You are now ready to interview your oldest living relatives to extend your ancestral charts back to earlier generations. If you have missing or unverified information in your records, try to fill in the missing data during these interviews. Now is also the time to gather personal information about deceased relatives such as physical descriptions, professions, hobbies, and any unusual facts or circumstances in their lives. Photographs and memorabilia as well as tapes of interviews can add further interest to your written records.

After you have completed your interviews, your next search will involve county libraries and the libraries of local and regional genealogical and historical societies. At this point, be alert for spelling variations in the names you are researching. If you are lucky, several generations of your family will have lived in the general area in which you live. Otherwise, you will need to contact libraries in the counties where your ancestors lived to obtain quotes for costs of searches and copies of records. Libraries often have census data and wills on microfilm. These documents provide the most valuable information when birth and death certificates are not available. Many genealogical societies publish books and transcribe records, and have accumulated a wealth of information including bound family histories, cemetery records, local histories, military records, land grants, deeds, and unpublished family files.
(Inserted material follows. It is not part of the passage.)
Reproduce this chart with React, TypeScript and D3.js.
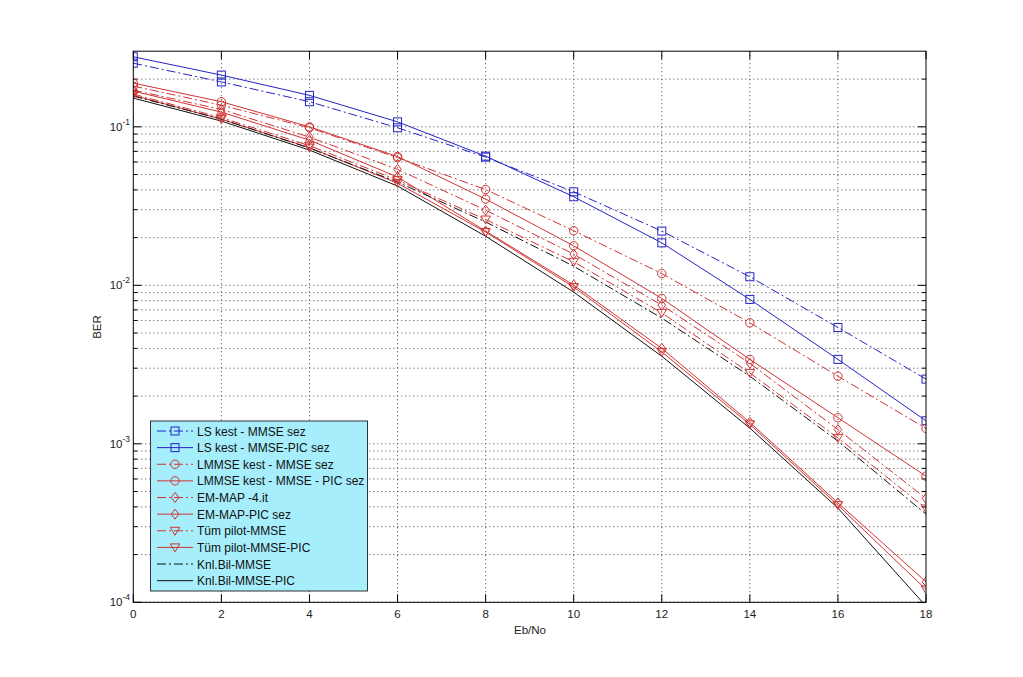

Contact the state genealogical society if you are not familiar with societies in the counties or regions of interest.

Be aware that information found on the internet may not be from reliable sources. Whenever conflicting information is found, further research will be necesary to verify the data in question. The internet can be very useful, however, in locating addresses of state and federal agencies as well as webpages of genealogical and historical societies.

Once you have exhausted all local and regional sources of information, expand your search to state and national archives. Be sure to obtain official documents to support your records whenever possible and always indicate sources of information as you record data.

Whether you choose to write and publish a history of ten generations or to create a personal family history for your children, your research will reward you with insights and a sense of connection to your ancestors you have never before experienced.